What Does It Mean When a Money Market Fund 'Breaks the Buck'?
Money market funds are designed around a simple promise: each share stays priced at a fixed, stable value. “Breaking the buck” is the phrase for the rare moment that promise doesn’t hold.
The short answer
Breaking the buck refers to a money market fund’s net asset value falling below its target stable price, most commonly one dollar per share, usually because losses on the fund’s underlying holdings outweigh the interest it has earned. It’s considered a rare and notable event precisely because these funds are structured to avoid it.
How a fund is supposed to stay stable
A money market fund holds a basket of short-term debt, and under normal conditions the interest earned on those holdings is what generates return, while the share price itself is meant to stay essentially flat. That structure works as intended as long as the underlying securities are paid back as expected and market conditions stay orderly. Problems arise when one or more of a fund’s holdings loses significant value or defaults, and the loss is large enough that spreading it across all shareholders pushes the price below the stable target.
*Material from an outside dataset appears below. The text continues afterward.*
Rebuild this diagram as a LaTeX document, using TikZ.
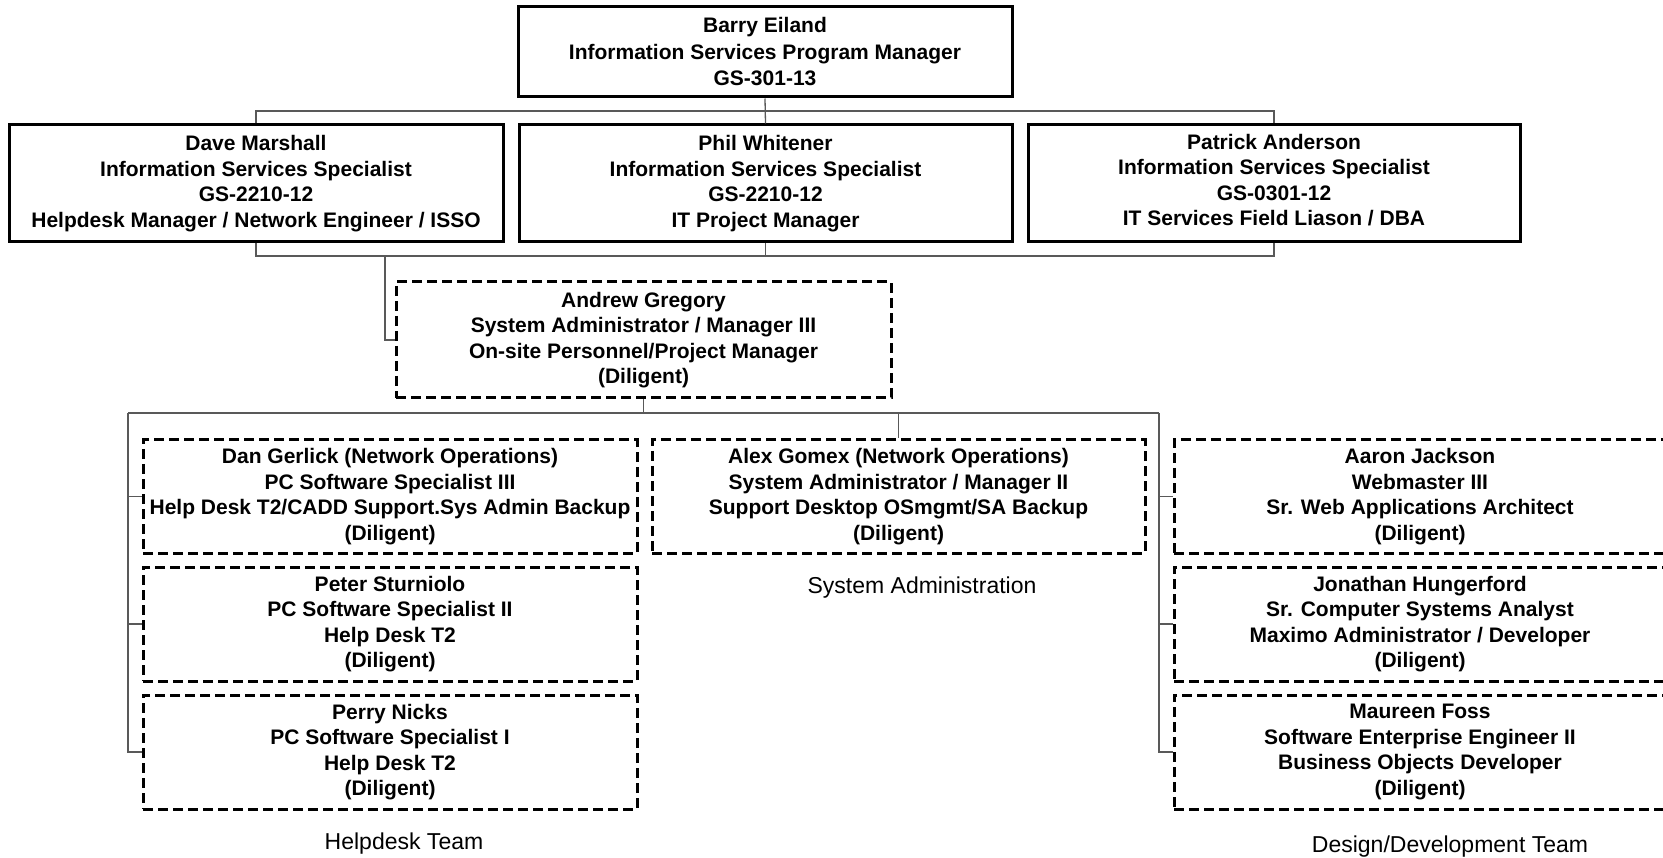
\documentclass[tikz,border=0pt]{standalone}
\usepackage{fontspec}
\setmainfont{Liberation Sans}
\begin{document}
\begin{tikzpicture}[x=1pt,y=-1pt,
  box/.style={draw=black, line width=3pt, inner sep=0pt, align=center, font=\fontsize{21}{25.5}\selectfont\bfseries},
  solidbox/.style={box},
  dashbox/.style={box, dash pattern=on 10pt off 5pt},
  conn/.style={draw=black!65, line width=1.3pt},
  team/.style={font=\fontsize{23}{27}\selectfont, inner sep=0pt}]
\fill[white] (0,0) rectangle (1663,858);
\useasboundingbox (0,0) rectangle (1663,858);
\clip (0,0) rectangle (1663,858);

% top level
\node[solidbox, minimum width=494pt, minimum height=90pt, font=\fontsize{21}{26.5}\selectfont\bfseries] (barry) at (765,52) {Barry Eiland\\Information Services Program Manager\\GS-301-13};
\node[solidbox, minimum width=494pt, minimum height=117pt] (dave) at (256,183.5) {Dave Marshall\\Information Services Specialist\\GS-2210-12\\Helpdesk Manager / Network Engineer / ISSO};
\node[solidbox, minimum width=493pt, minimum height=117pt] (phil) at (765.5,183.5) {Phil Whitener\\Information Services Specialist\\GS-2210-12\\IT Project Manager};
\node[solidbox, minimum width=492pt, minimum height=117pt] (patrick) at (1274,183.5) {Patrick Anderson\\Information Services Specialist\\GS-0301-12\\IT Services Field Liason / DBA\strut};

\node[dashbox, minimum width=495pt, minimum height=116pt] (andrew) at (643.5,340) {Andrew Gregory\\System Administrator / Manager III\\On-site Personnel/Project Manager\\(Diligent)};

% helpdesk
\node[dashbox, minimum width=494pt, minimum height=113pt] (dan) at (390,496.5) {Dan Gerlick (Network Operations)\\PC Software Specialist III\\Help Desk T2/CADD Support.Sys Admin Backup\\(Diligent)};
\node[dashbox, minimum width=494pt, minimum height=114pt] (peter) at (390,624) {Peter Sturniolo\\PC Software Specialist II\\Help Desk T2\\(Diligent)};
\node[dashbox, minimum width=494pt, minimum height=114pt] (perry) at (390,752) {Perry Nicks\\PC Software Specialist I\\Help Desk T2\\(Diligent)};

% system administration
\node[dashbox, minimum width=493pt, minimum height=113pt] (alex) at (898.5,496.5) {Alex Gomex (Network Operations)\\System Administrator / Manager II\\Support Desktop OSmgmt/SA Backup\\(Diligent)};

% design/development
\node[dashbox, minimum width=492pt, minimum height=113pt] (aaron) at (1420,496.5) {Aaron Jackson\\Webmaster III\\Sr. Web Applications Architect\\(Diligent)};
\node[dashbox, minimum width=492pt, minimum height=114pt] (jonathan) at (1420,624) {Jonathan Hungerford\\Sr. Computer Systems Analyst\\Maximo Administrator / Developer\\(Diligent)};
\node[dashbox, minimum width=492pt, minimum height=114pt] (maureen) at (1420,752) {Maureen Foss\\Software Enterprise Engineer II\\Business Objects Developer\\(Diligent)};

% team labels
\node[team] (helpdesk) at (404,844) {Helpdesk Team};
\node[team] (sysadm) at (922,588) {System Administration};
\node[team] (design) at (1450,847) {Design/Development Team};

% connectors
\coordinate (topbus) at (765,111);
\coordinate (botbus) at (765,256);
\coordinate (ajoin) at (385,256);
\coordinate (lbus) at (644,413);
\coordinate (lleft) at (128,413);
\coordinate (lright) at (1159,413);

\draw[conn] (barry.south) -- (phil.north);
\draw[conn] (dave.north) -- (dave.north |- topbus) -- (patrick.north |- topbus) -- (patrick.north);
\draw[conn] (dave.south) -- (dave.south |- botbus) -- (patrick.south |- botbus) -- (patrick.south);
\draw[conn] (phil.south) -- (phil.south |- botbus);
\draw[conn] (ajoin) |- (andrew.west);

\draw[conn] (andrew.south) -- (andrew.south |- lbus);
\draw[conn] (lleft) -- (lright);
\draw[conn] (lleft) |- (perry.west);
\draw[conn] (lleft |- dan.west) -- (dan.west);
\draw[conn] (lleft |- peter.west) -- (peter.west);
\draw[conn] (alex.north |- lbus) -- (alex.north);
\draw[conn] (lright) |- (maureen.west);
\draw[conn] (lright |- aaron.west) -- (aaron.west);
\draw[conn] (lright |- jonathan.west) -- (jonathan.west);
\end{tikzpicture}
\end{document}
Why it has happened before
In moments of severe financial-market stress, some funds holding corporate or bank debt have seen the value of specific holdings drop sharply, sometimes tied to a single issuer running into serious trouble. When that loss is big enough relative to the fund’s size, it can outweigh the accumulated interest cushion and push the share price down. This risk is generally more associated with funds that hold corporate and bank debt, discussed further in a comparison of prime versus government money market funds, than with funds holding only government securities.
What changed afterward
Episodes like this prompted meaningful changes to how money market funds are overseen. Regulators tightened requirements around the credit quality, maturity, and liquidity of what funds are allowed to hold, a shift covered in more detail in a look at how money market funds are regulated. Funds also gained, and in some cases were required to adopt, tools like liquidity fees and temporary redemption limits to manage a sudden rush of withdrawals without forcing a fire sale of holdings, which is explored in a piece on money market fund liquidity fees and gates.
What this means for someone holding a fund
- It remains uncommon. The vast majority of money market funds, across long stretches of market history, have maintained their stable share price.
- Fund type matters. Government-only funds carry less exposure to this risk than funds holding corporate or bank debt.
- No backstop applies. Unlike an insured bank deposit, a money market fund’s stability is a design goal, not a promise, which is why understanding whether these funds carry deposit insurance is worth doing before treating one as equivalent to cash in the bank.
- Disclosures explain the holdings. A fund’s prospectus and periodic filings describe what it holds and how it manages risk, which is the most direct way to see what’s actually inside.
What to weigh
Breaking the buck is a low-probability event, but understanding why it can happen, and which fund types are more or less exposed to it, is useful context for anyone treating a money market fund as a substitute for a bank account. The stability is real, engineered, and generally reliable, but it is not the same thing as a government-backed promise.